### Your task
Write out the data below in full, unchanged, minus the images.

### Records to use

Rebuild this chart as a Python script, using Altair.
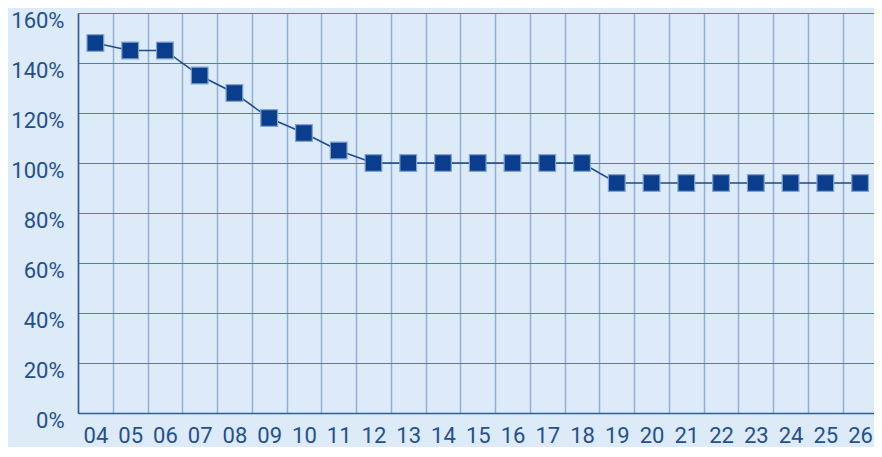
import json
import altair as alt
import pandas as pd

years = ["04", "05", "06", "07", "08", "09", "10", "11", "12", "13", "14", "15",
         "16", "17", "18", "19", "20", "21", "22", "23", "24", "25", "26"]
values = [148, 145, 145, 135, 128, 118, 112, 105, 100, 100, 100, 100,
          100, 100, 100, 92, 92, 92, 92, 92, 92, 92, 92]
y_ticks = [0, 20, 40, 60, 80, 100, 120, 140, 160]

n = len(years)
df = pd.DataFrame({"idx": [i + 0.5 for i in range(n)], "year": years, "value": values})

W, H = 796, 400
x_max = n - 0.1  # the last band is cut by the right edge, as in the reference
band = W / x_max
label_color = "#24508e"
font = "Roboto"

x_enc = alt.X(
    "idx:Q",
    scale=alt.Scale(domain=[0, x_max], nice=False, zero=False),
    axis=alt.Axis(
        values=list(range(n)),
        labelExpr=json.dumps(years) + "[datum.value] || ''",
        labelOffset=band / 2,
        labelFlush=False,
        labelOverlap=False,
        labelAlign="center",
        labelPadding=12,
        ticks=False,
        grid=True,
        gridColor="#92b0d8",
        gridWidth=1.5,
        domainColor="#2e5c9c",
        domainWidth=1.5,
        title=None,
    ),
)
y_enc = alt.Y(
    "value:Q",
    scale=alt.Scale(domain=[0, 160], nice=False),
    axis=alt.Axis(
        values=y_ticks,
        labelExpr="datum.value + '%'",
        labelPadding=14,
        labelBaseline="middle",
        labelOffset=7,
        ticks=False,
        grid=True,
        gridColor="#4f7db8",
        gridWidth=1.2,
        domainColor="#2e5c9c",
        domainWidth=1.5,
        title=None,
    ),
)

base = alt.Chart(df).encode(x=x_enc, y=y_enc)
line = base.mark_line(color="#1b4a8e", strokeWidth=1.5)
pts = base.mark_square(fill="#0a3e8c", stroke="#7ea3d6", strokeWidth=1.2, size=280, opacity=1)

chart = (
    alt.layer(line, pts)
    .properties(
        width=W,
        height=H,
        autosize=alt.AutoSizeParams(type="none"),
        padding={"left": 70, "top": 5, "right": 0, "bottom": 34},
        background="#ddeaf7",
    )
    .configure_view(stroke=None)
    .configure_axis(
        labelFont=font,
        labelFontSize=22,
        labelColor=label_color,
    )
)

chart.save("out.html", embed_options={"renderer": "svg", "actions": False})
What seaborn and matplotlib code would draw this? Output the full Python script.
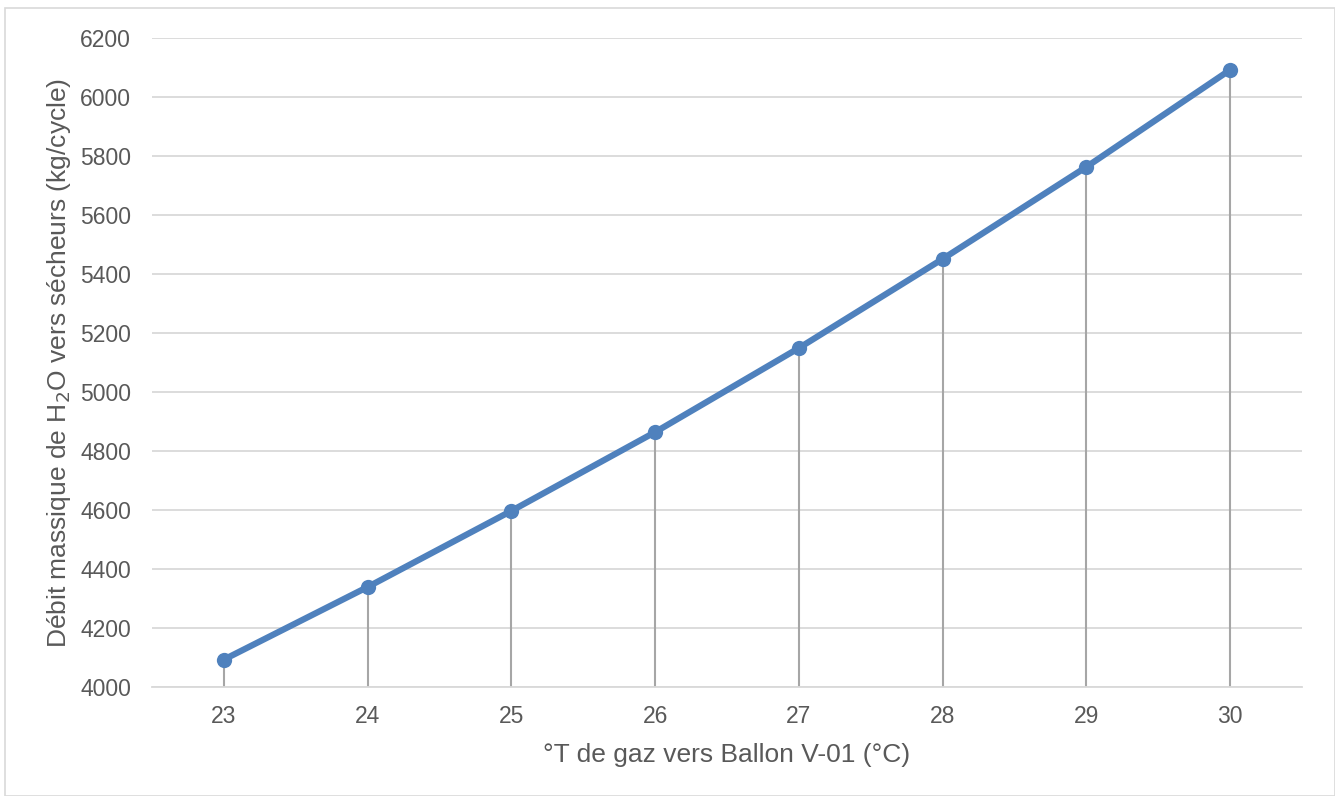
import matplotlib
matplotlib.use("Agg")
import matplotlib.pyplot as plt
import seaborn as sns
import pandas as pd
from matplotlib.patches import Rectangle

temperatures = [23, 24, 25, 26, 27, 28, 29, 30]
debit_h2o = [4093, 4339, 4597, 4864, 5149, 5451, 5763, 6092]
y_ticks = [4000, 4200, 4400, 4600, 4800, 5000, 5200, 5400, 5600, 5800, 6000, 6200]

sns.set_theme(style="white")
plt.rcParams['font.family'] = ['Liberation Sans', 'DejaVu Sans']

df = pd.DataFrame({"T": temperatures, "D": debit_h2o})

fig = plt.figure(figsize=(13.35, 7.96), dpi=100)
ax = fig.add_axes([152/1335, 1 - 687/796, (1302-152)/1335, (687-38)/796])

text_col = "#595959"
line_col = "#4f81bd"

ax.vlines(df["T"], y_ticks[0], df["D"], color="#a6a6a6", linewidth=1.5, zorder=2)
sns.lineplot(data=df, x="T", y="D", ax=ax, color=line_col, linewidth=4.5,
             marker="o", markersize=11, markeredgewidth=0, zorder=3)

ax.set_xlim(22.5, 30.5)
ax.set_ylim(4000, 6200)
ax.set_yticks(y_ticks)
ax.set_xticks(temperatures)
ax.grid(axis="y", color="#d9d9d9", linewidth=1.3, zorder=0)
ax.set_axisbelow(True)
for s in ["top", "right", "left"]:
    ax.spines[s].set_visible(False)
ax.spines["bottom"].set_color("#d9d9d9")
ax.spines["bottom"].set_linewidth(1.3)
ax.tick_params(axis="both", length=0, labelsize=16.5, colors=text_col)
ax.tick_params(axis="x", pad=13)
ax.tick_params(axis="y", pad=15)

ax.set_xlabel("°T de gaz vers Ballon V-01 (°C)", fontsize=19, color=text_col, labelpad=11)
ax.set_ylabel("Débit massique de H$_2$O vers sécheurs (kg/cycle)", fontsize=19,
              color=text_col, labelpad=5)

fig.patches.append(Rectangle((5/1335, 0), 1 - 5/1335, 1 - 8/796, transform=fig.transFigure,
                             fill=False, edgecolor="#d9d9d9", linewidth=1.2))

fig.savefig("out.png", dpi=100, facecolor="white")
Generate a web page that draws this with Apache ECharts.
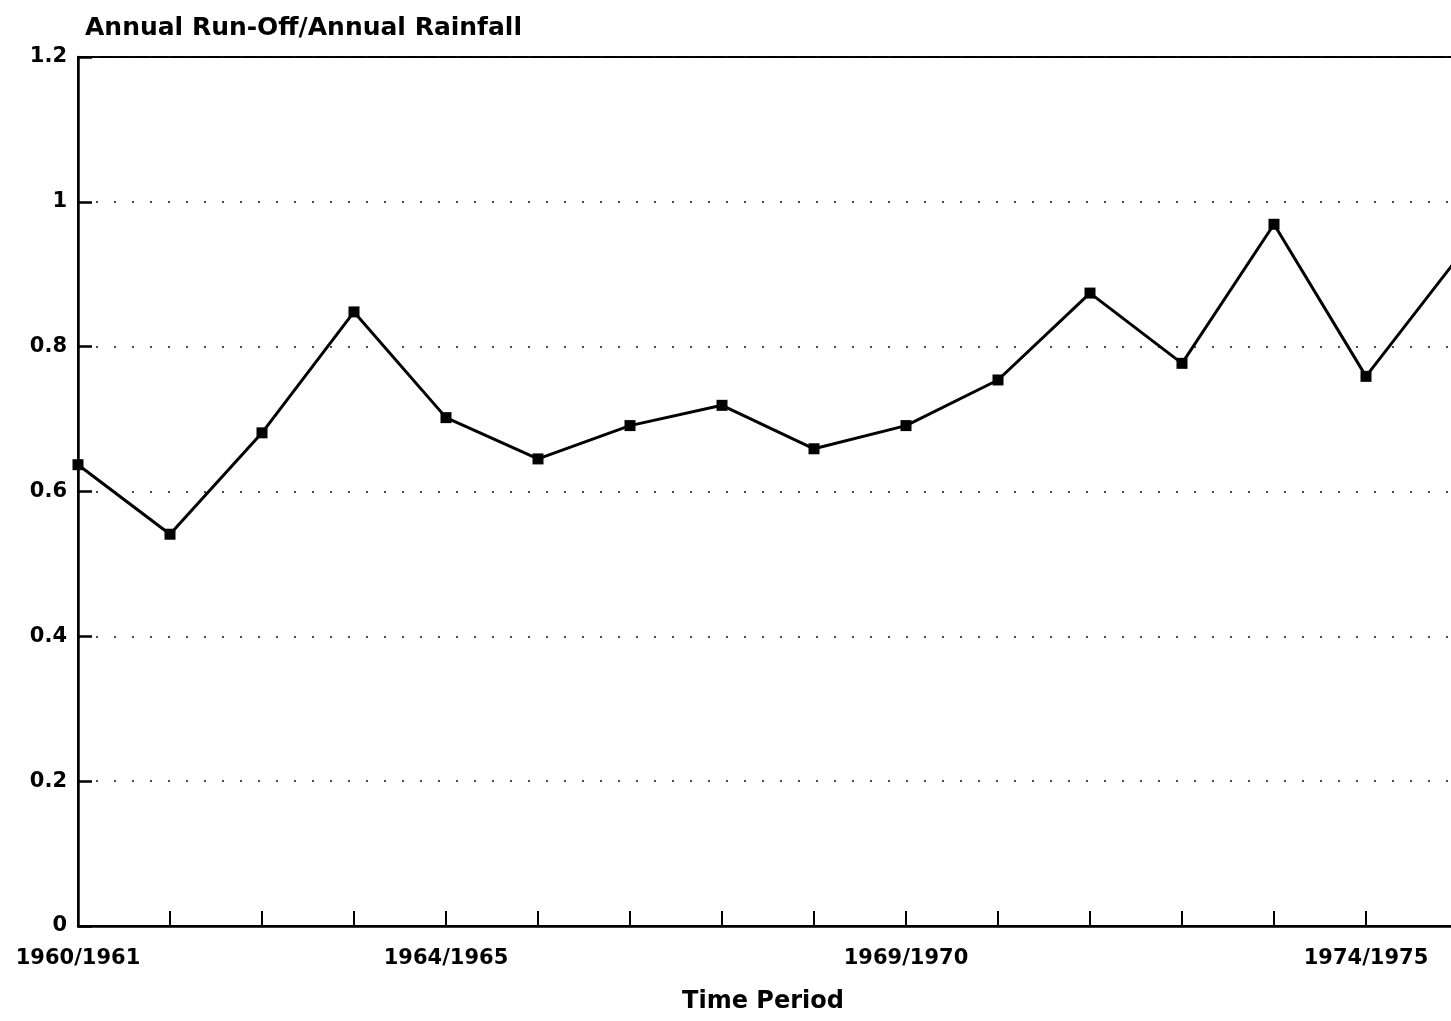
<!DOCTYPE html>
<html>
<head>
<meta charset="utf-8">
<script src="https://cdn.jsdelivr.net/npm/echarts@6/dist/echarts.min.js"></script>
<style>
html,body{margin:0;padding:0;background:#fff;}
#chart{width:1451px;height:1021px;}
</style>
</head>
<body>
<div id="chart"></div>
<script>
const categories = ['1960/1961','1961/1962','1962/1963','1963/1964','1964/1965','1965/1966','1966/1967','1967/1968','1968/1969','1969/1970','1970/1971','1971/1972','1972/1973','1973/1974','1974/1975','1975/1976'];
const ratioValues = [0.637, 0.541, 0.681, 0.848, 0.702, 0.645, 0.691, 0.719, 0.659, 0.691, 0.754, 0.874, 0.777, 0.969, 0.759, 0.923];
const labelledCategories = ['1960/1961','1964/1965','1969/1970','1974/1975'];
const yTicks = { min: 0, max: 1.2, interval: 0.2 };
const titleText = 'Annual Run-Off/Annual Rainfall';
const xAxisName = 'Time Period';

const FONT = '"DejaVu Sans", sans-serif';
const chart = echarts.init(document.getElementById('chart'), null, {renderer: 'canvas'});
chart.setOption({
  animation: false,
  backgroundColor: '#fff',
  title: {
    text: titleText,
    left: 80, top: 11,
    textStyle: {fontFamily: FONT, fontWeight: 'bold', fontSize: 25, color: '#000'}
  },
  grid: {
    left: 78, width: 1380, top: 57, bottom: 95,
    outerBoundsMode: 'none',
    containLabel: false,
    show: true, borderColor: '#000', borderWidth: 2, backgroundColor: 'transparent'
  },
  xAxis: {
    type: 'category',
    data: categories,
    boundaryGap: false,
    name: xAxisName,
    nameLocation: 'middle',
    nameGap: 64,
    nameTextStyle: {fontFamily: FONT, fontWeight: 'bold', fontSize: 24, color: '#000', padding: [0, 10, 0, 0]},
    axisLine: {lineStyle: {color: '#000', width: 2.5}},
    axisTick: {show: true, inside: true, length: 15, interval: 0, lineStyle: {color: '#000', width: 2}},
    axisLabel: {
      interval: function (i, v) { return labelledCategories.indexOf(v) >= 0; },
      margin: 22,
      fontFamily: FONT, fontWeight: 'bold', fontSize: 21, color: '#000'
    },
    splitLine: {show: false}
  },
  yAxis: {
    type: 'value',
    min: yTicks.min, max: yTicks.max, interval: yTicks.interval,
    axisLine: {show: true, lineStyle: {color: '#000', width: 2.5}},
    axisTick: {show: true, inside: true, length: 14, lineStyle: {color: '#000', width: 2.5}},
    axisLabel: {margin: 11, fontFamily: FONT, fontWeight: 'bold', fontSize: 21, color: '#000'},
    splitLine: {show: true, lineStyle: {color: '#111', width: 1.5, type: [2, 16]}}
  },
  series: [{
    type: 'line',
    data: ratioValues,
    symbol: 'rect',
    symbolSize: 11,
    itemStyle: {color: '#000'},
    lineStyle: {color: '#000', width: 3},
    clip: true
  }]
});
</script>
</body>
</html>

### Task answer
Rebuild this chart as a Python script, using Altair.
import json
import altair as alt
import pandas as pd

years = ["04", "05", "06", "07", "08", "09", "10", "11", "12", "13", "14", "15",
         "16", "17", "18", "19", "20", "21", "22", "23", "24", "25", "26"]
values = [148, 145, 145, 135, 128, 118, 112, 105, 100, 100, 100, 100,
          100, 100, 100, 92, 92, 92, 92, 92, 92, 92, 92]
y_ticks = [0, 20, 40, 60, 80, 100, 120, 140, 160]

n = len(years)
df = pd.DataFrame({"idx": [i + 0.5 for i in range(n)], "year": years, "value": values})

W, H = 796, 400
x_max = n - 0.1  # the last band is cut by the right edge, as in the reference
band = W / x_max
label_color = "#24508e"
font = "Roboto"

x_enc = alt.X(
    "idx:Q",
    scale=alt.Scale(domain=[0, x_max], nice=False, zero=False),
    axis=alt.Axis(
        values=list(range(n)),
        labelExpr=json.dumps(years) + "[datum.value] || ''",
        labelOffset=band / 2,
        labelFlush=False,
        labelOverlap=False,
        labelAlign="center",
        labelPadding=12,
        ticks=False,
        grid=True,
        gridColor="#92b0d8",
        gridWidth=1.5,
        domainColor="#2e5c9c",
        domainWidth=1.5,
        title=None,
    ),
)
y_enc = alt.Y(
    "value:Q",
    scale=alt.Scale(domain=[0, 160], nice=False),
    axis=alt.Axis(
        values=y_ticks,
        labelExpr="datum.value + '%'",
        labelPadding=14,
        labelBaseline="middle",
        labelOffset=7,
        ticks=False,
        grid=True,
        gridColor="#4f7db8",
        gridWidth=1.2,
        domainColor="#2e5c9c",
        domainWidth=1.5,
        title=None,
    ),
)

base = alt.Chart(df).encode(x=x_enc, y=y_enc)
line = base.mark_line(color="#1b4a8e", strokeWidth=1.5)
pts = base.mark_square(fill="#0a3e8c", stroke="#7ea3d6", strokeWidth=1.2, size=280, opacity=1)

chart = (
    alt.layer(line, pts)
    .properties(
        width=W,
        height=H,
        autosize=alt.AutoSizeParams(type="none"),
        padding={"left": 70, "top": 5, "right": 0, "bottom": 34},
        background="#ddeaf7",
    )
    .configure_view(stroke=None)
    .configure_axis(
        labelFont=font,
        labelFontSize=22,
        labelColor=label_color,
    )
)

chart.save("out.html", embed_options={"renderer": "svg", "actions": False})
What seaborn and matplotlib code would draw this? Output the full Python script.
import matplotlib
matplotlib.use("Agg")
import matplotlib.pyplot as plt
import seaborn as sns
import pandas as pd
from matplotlib.patches import Rectangle

temperatures = [23, 24, 25, 26, 27, 28, 29, 30]
debit_h2o = [4093, 4339, 4597, 4864, 5149, 5451, 5763, 6092]
y_ticks = [4000, 4200, 4400, 4600, 4800, 5000, 5200, 5400, 5600, 5800, 6000, 6200]

sns.set_theme(style="white")
plt.rcParams['font.family'] = ['Liberation Sans', 'DejaVu Sans']

df = pd.DataFrame({"T": temperatures, "D": debit_h2o})

fig = plt.figure(figsize=(13.35, 7.96), dpi=100)
ax = fig.add_axes([152/1335, 1 - 687/796, (1302-152)/1335, (687-38)/796])

text_col = "#595959"
line_col = "#4f81bd"

ax.vlines(df["T"], y_ticks[0], df["D"], color="#a6a6a6", linewidth=1.5, zorder=2)
sns.lineplot(data=df, x="T", y="D", ax=ax, color=line_col, linewidth=4.5,
             marker="o", markersize=11, markeredgewidth=0, zorder=3)

ax.set_xlim(22.5, 30.5)
ax.set_ylim(4000, 6200)
ax.set_yticks(y_ticks)
ax.set_xticks(temperatures)
ax.grid(axis="y", color="#d9d9d9", linewidth=1.3, zorder=0)
ax.set_axisbelow(True)
for s in ["top", "right", "left"]:
    ax.spines[s].set_visible(False)
ax.spines["bottom"].set_color("#d9d9d9")
ax.spines["bottom"].set_linewidth(1.3)
ax.tick_params(axis="both", length=0, labelsize=16.5, colors=text_col)
ax.tick_params(axis="x", pad=13)
ax.tick_params(axis="y", pad=15)

ax.set_xlabel("°T de gaz vers Ballon V-01 (°C)", fontsize=19, color=text_col, labelpad=11)
ax.set_ylabel("Débit massique de H$_2$O vers sécheurs (kg/cycle)", fontsize=19,
              color=text_col, labelpad=5)

fig.patches.append(Rectangle((5/1335, 0), 1 - 5/1335, 1 - 8/796, transform=fig.transFigure,
                             fill=False, edgecolor="#d9d9d9", linewidth=1.2))

fig.savefig("out.png", dpi=100, facecolor="white")
Generate a web page that draws this with Apache ECharts.
<!DOCTYPE html>
<html>
<head>
<meta charset="utf-8">
<script src="https://cdn.jsdelivr.net/npm/echarts@6/dist/echarts.min.js"></script>
<style>
html,body{margin:0;padding:0;background:#fff;}
#chart{width:1451px;height:1021px;}
</style>
</head>
<body>
<div id="chart"></div>
<script>
const categories = ['1960/1961','1961/1962','1962/1963','1963/1964','1964/1965','1965/1966','1966/1967','1967/1968','1968/1969','1969/1970','1970/1971','1971/1972','1972/1973','1973/1974','1974/1975','1975/1976'];
const ratioValues = [0.637, 0.541, 0.681, 0.848, 0.702, 0.645, 0.691, 0.719, 0.659, 0.691, 0.754, 0.874, 0.777, 0.969, 0.759, 0.923];
const labelledCategories = ['1960/1961','1964/1965','1969/1970','1974/1975'];
const yTicks = { min: 0, max: 1.2, interval: 0.2 };
const titleText = 'Annual Run-Off/Annual Rainfall';
const xAxisName = 'Time Period';

const FONT = '"DejaVu Sans", sans-serif';
const chart = echarts.init(document.getElementById('chart'), null, {renderer: 'canvas'});
chart.setOption({
  animation: false,
  backgroundColor: '#fff',
  title: {
    text: titleText,
    left: 80, top: 11,
    textStyle: {fontFamily: FONT, fontWeight: 'bold', fontSize: 25, color: '#000'}
  },
  grid: {
    left: 78, width: 1380, top: 57, bottom: 95,
    outerBoundsMode: 'none',
    containLabel: false,
    show: true, borderColor: '#000', borderWidth: 2, backgroundColor: 'transparent'
  },
  xAxis: {
    type: 'category',
    data: categories,
    boundaryGap: false,
    name: xAxisName,
    nameLocation: 'middle',
    nameGap: 64,
    nameTextStyle: {fontFamily: FONT, fontWeight: 'bold', fontSize: 24, color: '#000', padding: [0, 10, 0, 0]},
    axisLine: {lineStyle: {color: '#000', width: 2.5}},
    axisTick: {show: true, inside: true, length: 15, interval: 0, lineStyle: {color: '#000', width: 2}},
    axisLabel: {
      interval: function (i, v) { return labelledCategories.indexOf(v) >= 0; },
      margin: 22,
      fontFamily: FONT, fontWeight: 'bold', fontSize: 21, color: '#000'
    },
    splitLine: {show: false}
  },
  yAxis: {
    type: 'value',
    min: yTicks.min, max: yTicks.max, interval: yTicks.interval,
    axisLine: {show: true, lineStyle: {color: '#000', width: 2.5}},
    axisTick: {show: true, inside: true, length: 14, lineStyle: {color: '#000', width: 2.5}},
    axisLabel: {margin: 11, fontFamily: FONT, fontWeight: 'bold', fontSize: 21, color: '#000'},
    splitLine: {show: true, lineStyle: {color: '#111', width: 1.5, type: [2, 16]}}
  },
  series: [{
    type: 'line',
    data: ratioValues,
    symbol: 'rect',
    symbolSize: 11,
    itemStyle: {color: '#000'},
    lineStyle: {color: '#000', width: 3},
    clip: true
  }]
});
</script>
</body>
</html>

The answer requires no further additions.